# Material provided
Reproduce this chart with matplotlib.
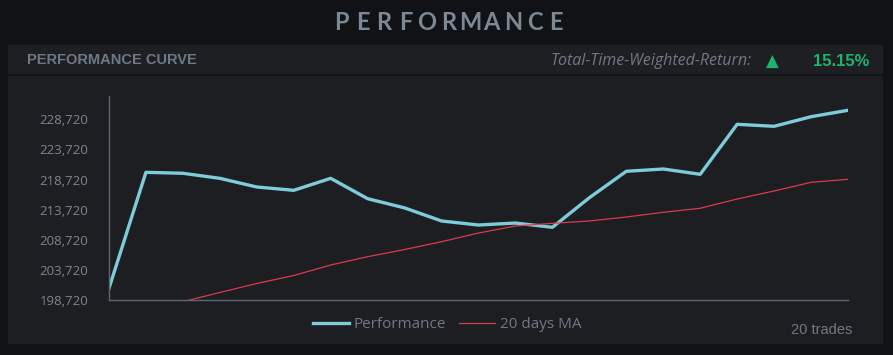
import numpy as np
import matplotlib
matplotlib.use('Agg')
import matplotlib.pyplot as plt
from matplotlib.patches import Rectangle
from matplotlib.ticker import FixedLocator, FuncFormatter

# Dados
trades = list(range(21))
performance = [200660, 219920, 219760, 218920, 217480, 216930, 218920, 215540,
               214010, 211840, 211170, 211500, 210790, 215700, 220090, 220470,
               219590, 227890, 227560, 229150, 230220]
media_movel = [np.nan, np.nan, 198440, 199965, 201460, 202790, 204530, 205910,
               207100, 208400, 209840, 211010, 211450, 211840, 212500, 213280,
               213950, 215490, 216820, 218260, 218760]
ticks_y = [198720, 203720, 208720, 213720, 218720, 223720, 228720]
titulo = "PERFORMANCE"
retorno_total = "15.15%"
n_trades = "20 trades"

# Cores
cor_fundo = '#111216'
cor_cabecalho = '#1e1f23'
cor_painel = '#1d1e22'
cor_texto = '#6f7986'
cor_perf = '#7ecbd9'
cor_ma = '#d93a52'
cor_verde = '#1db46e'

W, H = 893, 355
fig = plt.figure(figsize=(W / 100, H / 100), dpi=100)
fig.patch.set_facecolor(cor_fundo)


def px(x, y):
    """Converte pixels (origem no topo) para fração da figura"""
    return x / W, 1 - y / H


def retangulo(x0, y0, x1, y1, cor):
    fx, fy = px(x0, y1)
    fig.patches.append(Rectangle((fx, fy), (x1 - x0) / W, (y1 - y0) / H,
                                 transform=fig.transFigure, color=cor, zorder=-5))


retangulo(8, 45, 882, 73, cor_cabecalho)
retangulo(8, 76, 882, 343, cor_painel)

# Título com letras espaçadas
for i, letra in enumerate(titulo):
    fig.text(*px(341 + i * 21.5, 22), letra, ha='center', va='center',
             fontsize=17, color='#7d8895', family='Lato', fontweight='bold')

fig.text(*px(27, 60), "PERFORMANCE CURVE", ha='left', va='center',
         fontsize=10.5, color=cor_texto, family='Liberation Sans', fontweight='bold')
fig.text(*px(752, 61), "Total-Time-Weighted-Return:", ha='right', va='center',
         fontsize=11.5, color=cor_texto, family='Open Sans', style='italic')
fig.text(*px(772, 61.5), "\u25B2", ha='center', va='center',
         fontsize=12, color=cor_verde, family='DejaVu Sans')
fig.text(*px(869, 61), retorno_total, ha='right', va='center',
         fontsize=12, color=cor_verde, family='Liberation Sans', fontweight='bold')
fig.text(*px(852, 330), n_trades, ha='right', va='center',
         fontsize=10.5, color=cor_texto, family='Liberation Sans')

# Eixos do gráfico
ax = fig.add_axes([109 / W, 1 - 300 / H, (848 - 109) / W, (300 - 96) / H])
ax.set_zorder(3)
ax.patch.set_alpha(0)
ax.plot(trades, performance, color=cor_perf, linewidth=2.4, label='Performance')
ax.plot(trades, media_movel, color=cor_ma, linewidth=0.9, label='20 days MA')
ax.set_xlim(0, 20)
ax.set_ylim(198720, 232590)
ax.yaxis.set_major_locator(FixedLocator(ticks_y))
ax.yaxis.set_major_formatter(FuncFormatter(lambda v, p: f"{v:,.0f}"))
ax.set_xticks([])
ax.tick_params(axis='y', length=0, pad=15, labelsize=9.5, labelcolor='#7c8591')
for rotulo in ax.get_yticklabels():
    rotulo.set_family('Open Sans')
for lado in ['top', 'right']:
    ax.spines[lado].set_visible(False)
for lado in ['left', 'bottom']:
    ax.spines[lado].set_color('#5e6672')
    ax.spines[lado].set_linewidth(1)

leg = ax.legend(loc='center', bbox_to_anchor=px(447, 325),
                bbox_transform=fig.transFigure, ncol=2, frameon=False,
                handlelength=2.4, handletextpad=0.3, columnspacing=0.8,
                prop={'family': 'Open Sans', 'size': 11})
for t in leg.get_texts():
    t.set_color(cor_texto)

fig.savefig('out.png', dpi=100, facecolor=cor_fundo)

# Your objective
Without the pictures, print the whole listing exactly as given.

# Result for this exercise
Reproduce this chart with matplotlib.
import numpy as np
import matplotlib
matplotlib.use('Agg')
import matplotlib.pyplot as plt
from matplotlib.patches import Rectangle
from matplotlib.ticker import FixedLocator, FuncFormatter

# Dados
trades = list(range(21))
performance = [200660, 219920, 219760, 218920, 217480, 216930, 218920, 215540,
               214010, 211840, 211170, 211500, 210790, 215700, 220090, 220470,
               219590, 227890, 227560, 229150, 230220]
media_movel = [np.nan, np.nan, 198440, 199965, 201460, 202790, 204530, 205910,
               207100, 208400, 209840, 211010, 211450, 211840, 212500, 213280,
               213950, 215490, 216820, 218260, 218760]
ticks_y = [198720, 203720, 208720, 213720, 218720, 223720, 228720]
titulo = "PERFORMANCE"
retorno_total = "15.15%"
n_trades = "20 trades"

# Cores
cor_fundo = '#111216'
cor_cabecalho = '#1e1f23'
cor_painel = '#1d1e22'
cor_texto = '#6f7986'
cor_perf = '#7ecbd9'
cor_ma = '#d93a52'
cor_verde = '#1db46e'

W, H = 893, 355
fig = plt.figure(figsize=(W / 100, H / 100), dpi=100)
fig.patch.set_facecolor(cor_fundo)


def px(x, y):
    """Converte pixels (origem no topo) para fração da figura"""
    return x / W, 1 - y / H


def retangulo(x0, y0, x1, y1, cor):
    fx, fy = px(x0, y1)
    fig.patches.append(Rectangle((fx, fy), (x1 - x0) / W, (y1 - y0) / H,
                                 transform=fig.transFigure, color=cor, zorder=-5))


retangulo(8, 45, 882, 73, cor_cabecalho)
retangulo(8, 76, 882, 343, cor_painel)

# Título com letras espaçadas
for i, letra in enumerate(titulo):
    fig.text(*px(341 + i * 21.5, 22), letra, ha='center', va='center',
             fontsize=17, color='#7d8895', family='Lato', fontweight='bold')

fig.text(*px(27, 60), "PERFORMANCE CURVE", ha='left', va='center',
         fontsize=10.5, color=cor_texto, family='Liberation Sans', fontweight='bold')
fig.text(*px(752, 61), "Total-Time-Weighted-Return:", ha='right', va='center',
         fontsize=11.5, color=cor_texto, family='Open Sans', style='italic')
fig.text(*px(772, 61.5), "\u25B2", ha='center', va='center',
         fontsize=12, color=cor_verde, family='DejaVu Sans')
fig.text(*px(869, 61), retorno_total, ha='right', va='center',
         fontsize=12, color=cor_verde, family='Liberation Sans', fontweight='bold')
fig.text(*px(852, 330), n_trades, ha='right', va='center',
         fontsize=10.5, color=cor_texto, family='Liberation Sans')

# Eixos do gráfico
ax = fig.add_axes([109 / W, 1 - 300 / H, (848 - 109) / W, (300 - 96) / H])
ax.set_zorder(3)
ax.patch.set_alpha(0)
ax.plot(trades, performance, color=cor_perf, linewidth=2.4, label='Performance')
ax.plot(trades, media_movel, color=cor_ma, linewidth=0.9, label='20 days MA')
ax.set_xlim(0, 20)
ax.set_ylim(198720, 232590)
ax.yaxis.set_major_locator(FixedLocator(ticks_y))
ax.yaxis.set_major_formatter(FuncFormatter(lambda v, p: f"{v:,.0f}"))
ax.set_xticks([])
ax.tick_params(axis='y', length=0, pad=15, labelsize=9.5, labelcolor='#7c8591')
for rotulo in ax.get_yticklabels():
    rotulo.set_family('Open Sans')
for lado in ['top', 'right']:
    ax.spines[lado].set_visible(False)
for lado in ['left', 'bottom']:
    ax.spines[lado].set_color('#5e6672')
    ax.spines[lado].set_linewidth(1)

leg = ax.legend(loc='center', bbox_to_anchor=px(447, 325),
                bbox_transform=fig.transFigure, ncol=2, frameon=False,
                handlelength=2.4, handletextpad=0.3, columnspacing=0.8,
                prop={'family': 'Open Sans', 'size': 11})
for t in leg.get_texts():
    t.set_color(cor_texto)

fig.savefig('out.png', dpi=100, facecolor=cor_fundo)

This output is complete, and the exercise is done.